The public was not certain it approved. The small crown, perching above the mourning veil, drew immediate mockery – it was too slight, too domestic, unworthy of an empress. The sixpence from the same Jubilee issue had already been withdrawn after fraudsters gilded it to pass as a half sovereign. The double florin, nearly indistinguishable in size from the crown, was being successfully passed off in dimly lit public houses across the country for more than its worth, earning the immortal nickname the Barmaid’s Ruin. Victoria herself, reviewing the coinage in September 1889, wrote that she disliked the new coins very much and wished the old ones could be restored. Her own government quietly began making arrangements for a replacement portrait.

None of which changed the fact that over a million and eight hundred thousand of these crowns were struck that year and sent into the commerce of an empire at the absolute apex of its power. The reverse carried Benedetto Pistrucci’s St George and the Dragon – the same design first cut in 1817, still the most enduring image in the history of British coinage, the armored saint wheeling his horse above the writhing serpent with a violence that no amount of repetition had yet diminished.

The empire whose currency this coin was in 1889 was a thing of almost incomprehensible extent. The Scramble for Africa was dividing an entire continent at conference tables in Berlin and drawing rooms in London. India was generating revenues that underwrote half the government’s ambitions. The Royal Navy ruled every ocean. And at the centre of it all – formally, constitutionally, on the obverse of every sovereign coin – a seventy-year-old widow in a veil, whom the country alternately revered and complained about, and who had by this point largely stopped caring what anyone thought.

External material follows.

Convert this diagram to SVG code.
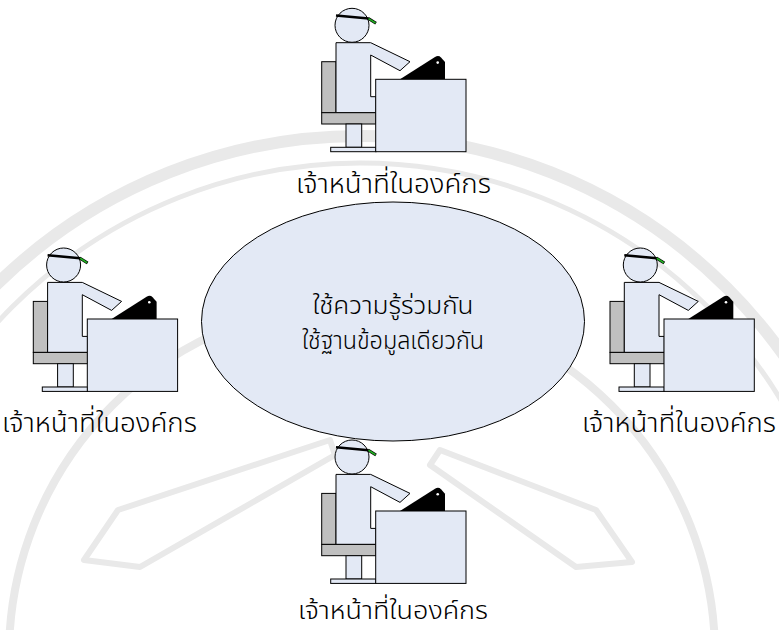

The Jubilee Head coinage lasted only until 1893, when a new portrait – the Old Head, more severe and more imperial in its bearing – finally replaced it. Boehm did not live to see the change. He died in 1890, in circumstances that London society found quietly scandalous, at the studio of Princess Louise, the queen’s daughter.

This coin belongs to the brief, contested, oddly human interlude between two more formal portraits – a moment when British coinage showed, perhaps more honestly than it intended, exactly who was really on the throne.